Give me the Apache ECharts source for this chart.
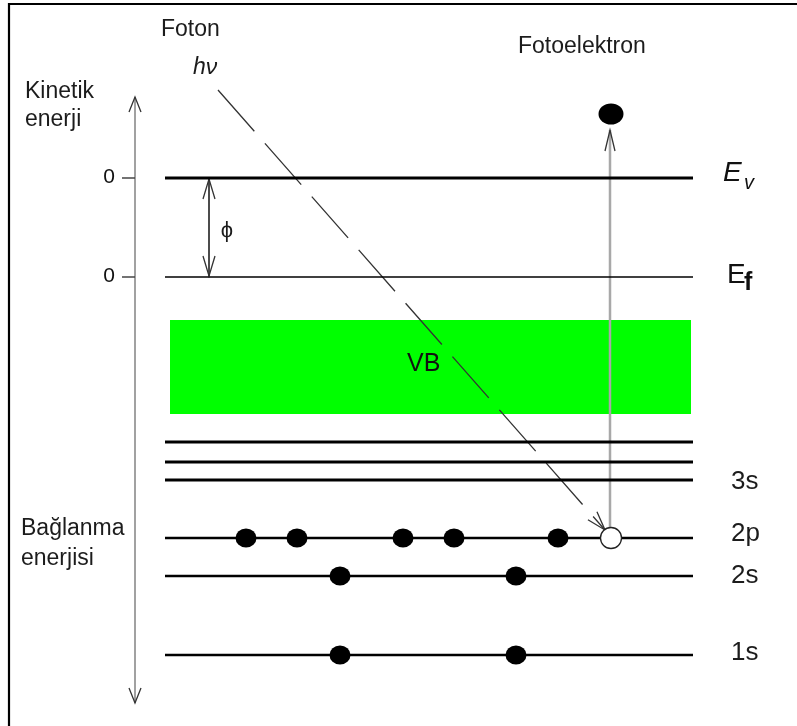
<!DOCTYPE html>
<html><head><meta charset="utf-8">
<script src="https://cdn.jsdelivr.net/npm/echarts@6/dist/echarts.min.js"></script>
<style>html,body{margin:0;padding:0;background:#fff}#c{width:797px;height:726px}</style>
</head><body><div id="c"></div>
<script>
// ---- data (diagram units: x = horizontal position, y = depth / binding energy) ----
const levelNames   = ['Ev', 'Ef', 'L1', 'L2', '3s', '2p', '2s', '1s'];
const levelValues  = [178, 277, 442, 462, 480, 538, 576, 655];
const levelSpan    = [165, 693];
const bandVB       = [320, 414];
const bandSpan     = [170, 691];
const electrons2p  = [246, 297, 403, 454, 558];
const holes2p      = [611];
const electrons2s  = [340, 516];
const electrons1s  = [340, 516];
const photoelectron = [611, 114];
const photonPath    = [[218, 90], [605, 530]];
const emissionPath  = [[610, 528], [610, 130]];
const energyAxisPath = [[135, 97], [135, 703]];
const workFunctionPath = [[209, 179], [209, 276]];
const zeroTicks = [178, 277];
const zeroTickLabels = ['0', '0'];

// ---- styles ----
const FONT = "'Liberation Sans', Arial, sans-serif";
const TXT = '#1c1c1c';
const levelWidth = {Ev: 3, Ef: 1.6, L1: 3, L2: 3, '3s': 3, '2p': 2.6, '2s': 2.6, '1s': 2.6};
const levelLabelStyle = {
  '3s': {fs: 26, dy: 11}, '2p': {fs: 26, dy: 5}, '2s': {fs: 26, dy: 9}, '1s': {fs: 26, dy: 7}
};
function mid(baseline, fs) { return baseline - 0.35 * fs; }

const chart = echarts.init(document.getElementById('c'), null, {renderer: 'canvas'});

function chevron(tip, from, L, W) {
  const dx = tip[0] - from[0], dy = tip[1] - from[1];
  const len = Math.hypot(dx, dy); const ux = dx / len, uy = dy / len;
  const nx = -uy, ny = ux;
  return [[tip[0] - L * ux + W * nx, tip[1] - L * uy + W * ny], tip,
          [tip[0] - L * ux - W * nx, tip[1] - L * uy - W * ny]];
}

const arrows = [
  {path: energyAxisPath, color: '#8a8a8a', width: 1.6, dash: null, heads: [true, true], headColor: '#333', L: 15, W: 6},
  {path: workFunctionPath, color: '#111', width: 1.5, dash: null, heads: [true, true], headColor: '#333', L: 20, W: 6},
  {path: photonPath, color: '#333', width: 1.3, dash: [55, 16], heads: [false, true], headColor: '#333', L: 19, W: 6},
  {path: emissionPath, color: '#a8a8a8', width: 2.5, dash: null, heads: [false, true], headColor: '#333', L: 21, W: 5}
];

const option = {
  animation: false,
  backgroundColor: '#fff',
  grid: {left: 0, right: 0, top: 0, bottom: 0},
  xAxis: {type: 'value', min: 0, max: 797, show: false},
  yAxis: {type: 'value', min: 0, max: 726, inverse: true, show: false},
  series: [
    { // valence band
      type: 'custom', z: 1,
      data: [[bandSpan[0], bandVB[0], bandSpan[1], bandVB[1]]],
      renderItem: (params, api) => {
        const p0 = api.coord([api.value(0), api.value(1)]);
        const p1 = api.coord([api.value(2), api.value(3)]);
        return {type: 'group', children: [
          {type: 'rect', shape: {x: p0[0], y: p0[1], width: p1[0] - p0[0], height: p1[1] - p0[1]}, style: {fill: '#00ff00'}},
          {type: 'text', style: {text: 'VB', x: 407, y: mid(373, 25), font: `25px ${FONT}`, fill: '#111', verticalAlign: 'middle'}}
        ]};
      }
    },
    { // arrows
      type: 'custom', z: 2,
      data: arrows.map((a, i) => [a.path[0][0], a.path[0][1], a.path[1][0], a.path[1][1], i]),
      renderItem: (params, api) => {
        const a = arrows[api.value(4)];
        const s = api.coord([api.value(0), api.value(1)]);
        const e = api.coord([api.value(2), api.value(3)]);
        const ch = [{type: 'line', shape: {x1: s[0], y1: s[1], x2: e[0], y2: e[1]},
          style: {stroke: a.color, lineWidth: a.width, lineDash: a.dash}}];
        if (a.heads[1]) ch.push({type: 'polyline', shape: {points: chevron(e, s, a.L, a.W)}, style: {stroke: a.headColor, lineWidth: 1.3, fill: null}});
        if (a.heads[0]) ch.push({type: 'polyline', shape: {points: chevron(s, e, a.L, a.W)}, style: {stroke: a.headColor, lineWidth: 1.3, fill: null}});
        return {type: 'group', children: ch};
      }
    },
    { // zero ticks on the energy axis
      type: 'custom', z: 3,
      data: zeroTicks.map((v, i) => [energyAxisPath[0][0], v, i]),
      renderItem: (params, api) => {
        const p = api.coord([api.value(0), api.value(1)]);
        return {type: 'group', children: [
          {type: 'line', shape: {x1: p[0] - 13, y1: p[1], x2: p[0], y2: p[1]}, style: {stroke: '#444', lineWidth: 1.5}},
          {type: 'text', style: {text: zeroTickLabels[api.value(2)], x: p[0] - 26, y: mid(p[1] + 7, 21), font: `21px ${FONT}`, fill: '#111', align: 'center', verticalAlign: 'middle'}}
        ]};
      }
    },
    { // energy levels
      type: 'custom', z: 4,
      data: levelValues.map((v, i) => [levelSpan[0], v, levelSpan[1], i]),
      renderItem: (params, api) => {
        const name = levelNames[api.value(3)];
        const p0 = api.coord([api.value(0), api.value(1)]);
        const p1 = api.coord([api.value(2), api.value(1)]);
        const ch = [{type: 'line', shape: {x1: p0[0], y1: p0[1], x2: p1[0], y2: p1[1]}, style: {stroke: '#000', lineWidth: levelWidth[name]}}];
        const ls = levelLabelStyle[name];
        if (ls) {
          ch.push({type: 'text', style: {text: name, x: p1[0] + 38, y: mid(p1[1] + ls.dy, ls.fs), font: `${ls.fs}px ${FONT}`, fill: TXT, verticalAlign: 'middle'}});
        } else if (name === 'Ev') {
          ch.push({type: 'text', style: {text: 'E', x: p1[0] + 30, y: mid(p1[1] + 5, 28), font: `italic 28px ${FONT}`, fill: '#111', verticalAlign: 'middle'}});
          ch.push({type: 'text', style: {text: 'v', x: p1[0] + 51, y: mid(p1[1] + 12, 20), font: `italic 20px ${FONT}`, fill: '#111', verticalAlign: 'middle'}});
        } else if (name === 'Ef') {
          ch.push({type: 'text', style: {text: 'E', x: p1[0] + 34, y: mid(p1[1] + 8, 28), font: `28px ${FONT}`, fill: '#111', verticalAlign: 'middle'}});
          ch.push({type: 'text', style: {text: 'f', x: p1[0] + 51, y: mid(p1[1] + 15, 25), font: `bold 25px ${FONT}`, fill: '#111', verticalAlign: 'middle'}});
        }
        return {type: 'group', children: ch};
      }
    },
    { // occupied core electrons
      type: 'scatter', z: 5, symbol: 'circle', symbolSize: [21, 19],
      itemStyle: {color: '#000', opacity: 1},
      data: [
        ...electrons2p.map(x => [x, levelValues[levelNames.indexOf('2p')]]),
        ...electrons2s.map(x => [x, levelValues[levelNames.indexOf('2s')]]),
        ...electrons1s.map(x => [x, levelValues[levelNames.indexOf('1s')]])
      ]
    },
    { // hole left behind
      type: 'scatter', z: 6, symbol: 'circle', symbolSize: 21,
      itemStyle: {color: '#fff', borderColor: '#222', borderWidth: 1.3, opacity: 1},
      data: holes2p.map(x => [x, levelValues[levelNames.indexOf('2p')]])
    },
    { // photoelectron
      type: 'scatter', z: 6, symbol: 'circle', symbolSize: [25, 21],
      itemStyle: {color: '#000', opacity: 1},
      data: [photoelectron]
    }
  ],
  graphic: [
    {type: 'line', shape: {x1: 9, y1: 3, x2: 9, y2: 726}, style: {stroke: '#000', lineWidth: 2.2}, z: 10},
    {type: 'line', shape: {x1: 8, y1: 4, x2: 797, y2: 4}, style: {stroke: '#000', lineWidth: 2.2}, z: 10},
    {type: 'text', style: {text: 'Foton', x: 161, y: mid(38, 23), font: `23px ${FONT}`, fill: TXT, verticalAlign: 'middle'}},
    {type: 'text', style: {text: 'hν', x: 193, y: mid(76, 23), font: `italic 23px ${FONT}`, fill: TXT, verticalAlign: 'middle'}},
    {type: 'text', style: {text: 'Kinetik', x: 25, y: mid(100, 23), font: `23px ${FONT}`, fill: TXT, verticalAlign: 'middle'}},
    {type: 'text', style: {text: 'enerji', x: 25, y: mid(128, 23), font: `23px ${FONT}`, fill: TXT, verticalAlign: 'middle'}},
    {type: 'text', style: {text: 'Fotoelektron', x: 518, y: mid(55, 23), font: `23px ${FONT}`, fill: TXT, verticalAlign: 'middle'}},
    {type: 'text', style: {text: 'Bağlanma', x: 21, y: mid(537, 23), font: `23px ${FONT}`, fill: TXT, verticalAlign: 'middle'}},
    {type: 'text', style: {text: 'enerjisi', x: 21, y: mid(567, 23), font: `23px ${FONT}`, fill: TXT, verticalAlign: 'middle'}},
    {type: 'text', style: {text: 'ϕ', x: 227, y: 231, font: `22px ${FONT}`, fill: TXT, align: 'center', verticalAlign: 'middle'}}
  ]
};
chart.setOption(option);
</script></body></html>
--
The task:
Your task is to reproduce exactly the lines from the start of the data above through the line containing "const zeroTickLabels = ['0', '0'];", leaving every picture out.

Final result:
Give me the Apache ECharts source for this chart.
<!DOCTYPE html>
<html><head><meta charset="utf-8">
<script src="https://cdn.jsdelivr.net/npm/echarts@6/dist/echarts.min.js"></script>
<style>html,body{margin:0;padding:0;background:#fff}#c{width:797px;height:726px}</style>
</head><body><div id="c"></div>
<script>
// ---- data (diagram units: x = horizontal position, y = depth / binding energy) ----
const levelNames   = ['Ev', 'Ef', 'L1', 'L2', '3s', '2p', '2s', '1s'];
const levelValues  = [178, 277, 442, 462, 480, 538, 576, 655];
const levelSpan    = [165, 693];
const bandVB       = [320, 414];
const bandSpan     = [170, 691];
const electrons2p  = [246, 297, 403, 454, 558];
const holes2p      = [611];
const electrons2s  = [340, 516];
const electrons1s  = [340, 516];
const photoelectron = [611, 114];
const photonPath    = [[218, 90], [605, 530]];
const emissionPath  = [[610, 528], [610, 130]];
const energyAxisPath = [[135, 97], [135, 703]];
const workFunctionPath = [[209, 179], [209, 276]];
const zeroTicks = [178, 277];
const zeroTickLabels = ['0', '0'];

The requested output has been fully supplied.